Comme d'habitude je n'ai pas changé

castiel

Je suis las de ces gestes quotidiens. De cette monotonie qui me déshumanise. Cette fois c'est décidé, tout va changer.

Je me suis réveillé à 7h05 comme d'habitude. Comme hier je me suis douché, j'ai enfilé un pantalon, une chemise, une veste et une cravate. J'ai lacé mes chaussures et je suis parti. Comme d'habitude j'ai traversé le passage pour piétons, avancé sur cinquante mètres ignorant le clochard tendant la main dans ma direction. Comme d'habitude je l'ai trouvé sale même si je n'apprécie pas cette pensée. Comme chaque matin, j'ai attendu dix minutes que le bus arrive. J'ai payé un billet que j'ai composté. J'ai traversé le bus, regardant discrétement cette fille assez jolie assise à la troisième  rangée de sièges. Je l'ai imaginée au bras d'un mec grand et beau. Je me suis installé dans le fond. 

Quinze minutes plus tard, la jolie fille est descendue du bus. Je l'ai imité un arrêt après. 

J'ai pris à droite, me suis allumer une saleté de clope, me détestant de le faire si naturellement. Je l'ai fumée jusqu'au mégot, l'ai jetée puis je suis rentré dans mon bureau.

Toute la journée j'ai analysé des chiffres, feintant de sourire  chaque fois qu'un collègue m'adressait la parole. Faisant bonne figure.
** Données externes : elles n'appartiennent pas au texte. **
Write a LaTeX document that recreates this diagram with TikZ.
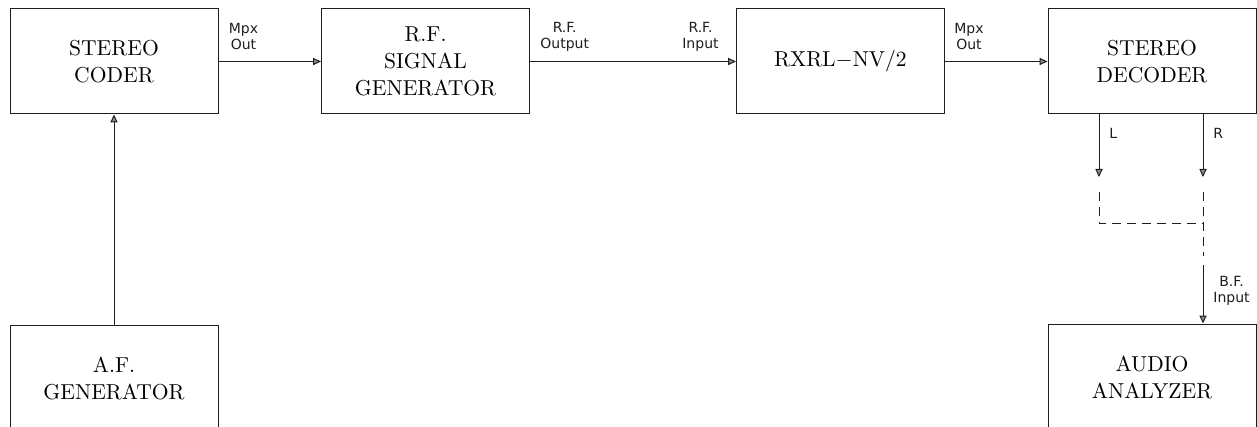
\documentclass[tikz,border=0pt]{standalone}
\usepackage{fontspec}
\newfontfamily\labelfont{DejaVu Sans}
\usetikzlibrary{arrows.meta,positioning,calc}
\definecolor{Ink}{RGB}{30,30,30}
\definecolor{TipGray}{RGB}{140,140,140}
\tikzset{
  blk/.style     ={rectangle, draw=Ink, line width=.5pt, align=center,
                   minimum width=104pt, minimum height=52.5pt, inner sep=0pt,
                   font=\fontsize{10.8}{13.5}\selectfont},
  blktall/.style ={blk, minimum height=54pt},
  arr/.style     ={-{Triangle[length=4pt,width=3.6pt,fill=TipGray]}, draw=Ink, line width=.5pt},
  brk/.style     ={draw=Ink, line width=.5pt, dash pattern=on 4.5pt off 3pt},
  lbl/.style     ={font=\labelfont\fontsize{7}{8}\selectfont, align=center,
                   inner sep=0pt, text=Ink},
}

\begin{document}
\begin{tikzpicture}[x=0.5pt,y=-0.5pt]
  \useasboundingbox (0,0) rectangle (1257,427);
  \clip (0,0) rectangle (1257,427);
  % top row
  \node[blk] (coder) at (114,61.5) {STEREO\\CODER};
  \node[blk] (rfgen) at (425.5,61.5) {R.F.\\SIGNAL\\GENERATOR};
  \node[blk] (rxrl) at (840.5,61.5) {RXRL$-$NV/2};
  \node[blk] (decoder) at (1152,61.5) {STEREO\\DECODER};
  % bottom row
  \node[blktall] (afgen) at (114,379) {A.F.\\GENERATOR};
  \node[blktall] (analyzer) at (1152,378) {AUDIO\\ANALYZER};
  \foreach \a/\b in {coder/rfgen,rfgen/rxrl,rxrl/decoder}{\draw[arr] (\a.east) -- (\b.west);}
  \draw[arr] (afgen.north) -- (coder.south);
  % decoder outputs
  \coordinate (lout) at (1099,177);
  \coordinate (rout) at (1203,177);
  \coordinate (ltop) at (decoder.south -| lout);
  \coordinate (rtop) at (decoder.south -| rout);
  \draw[arr] (ltop) -- (lout);
  \draw[arr] (rtop) -- (rout);
  \coordinate (lbrk) at (1099,192);
  \coordinate (rbrk) at (1203,192);
  \coordinate (jn) at (1203,224);
  \coordinate (rend) at (1203,256);
  \coordinate (bfin) at (1203,265);
  \coordinate (bftop) at (analyzer.north -| bfin);
  \draw[brk] (lbrk) |- (jn);
  \draw[brk] (rbrk) -- (rend);
  \draw[arr] (bfin) -- (bftop);
  % labels
  \node[lbl,above right=5.5pt and 5pt of coder.east] (mpxA) {Mpx\\Out};
  \node[lbl,above right=5pt and 5pt of rfgen.east] (rfout) {R.F.\\Output};
  \node[lbl,above left=5pt and 8.5pt of rxrl.west] (rfin) {R.F.\\Input};
  \node[lbl,above right=5.5pt and 4.5pt of rxrl.east] (mpxB) {Mpx\\Out};
  \node[lbl,below right=6.5pt and 5pt of ltop] (lch) {L};
  \node[lbl,below right=6.5pt and 5pt of rtop] (rch) {R};
  \node[lbl,above right=9pt and 5pt of bftop] (bfl) {B.F.\\Input};
\end{tikzpicture}
\end{document}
Je me suis dépêché à traiter plus de dossiers que possible, comme si ma vie en dépendait. 

Comme chaque jour, je suis rentré crevé me rappelant que c'est pour me payer cet appartement miteux que je suis allé travaillé. J'ai allumé une clope et la télé. J'ai mangé un plat à réchauffer au micro-onde.

J'ai tenté de m'endormir. Je me suis dit que je méritait mieux que cette routine qui me déshumanise. 

Comme hier, et comme toutes les nuits je me suis dit que demain, je reprendrais le contrôle de ma vie. Que je me lèverais cinq minutes plus tard et d'un bon pied. Qu'après m'être douché, j'enfilerais pour la dernière fois ce costume trop large et bon marché. Que je partirais, les lacets bien noués. Que, la tête haute je traverserais ce passage piéton, saluerais le clochard et lui donnerais de la monnaie sans le juger. Je patienterais cinq minutes, j'entrerais dans le bus, validerais mon ticket. Que je regarderais cette filles et qu'après lui avoir souri, j'irais lui parler. Je récupérerais son numéro de téléphone. Elle sera ravie de me le donner. Elle descendra du bus. Un arrêt plus tard, je l'imiterais. Je sortirais mon paquet de clope, le jetterais par terre. Je me sentirais libéré. J'irais au bureau, prendrais un stylo et du papier. J'écrirais ma lettre de démission et la donnerais au patron. Je me sentirais encore libéré. Je sortirais du bureau, la tête encore plus haute. Et là, j'irais ou je voudrais. J'irais faire du sport, prendre des cours de théâtre, peut être même que j'écrierais. J'appellerais des amis trop longtemps oubliés. J'irais voir mes parents pour prendre un café. J'enverrais un texto à cette fille pour l'inviter à boire un verre. La soirée se passera bien. On vivra une belle histoire. 

Comme d'habitude je m'endors déterminé. 

Comme d'habitude, à 7h05 je me suis réveillé.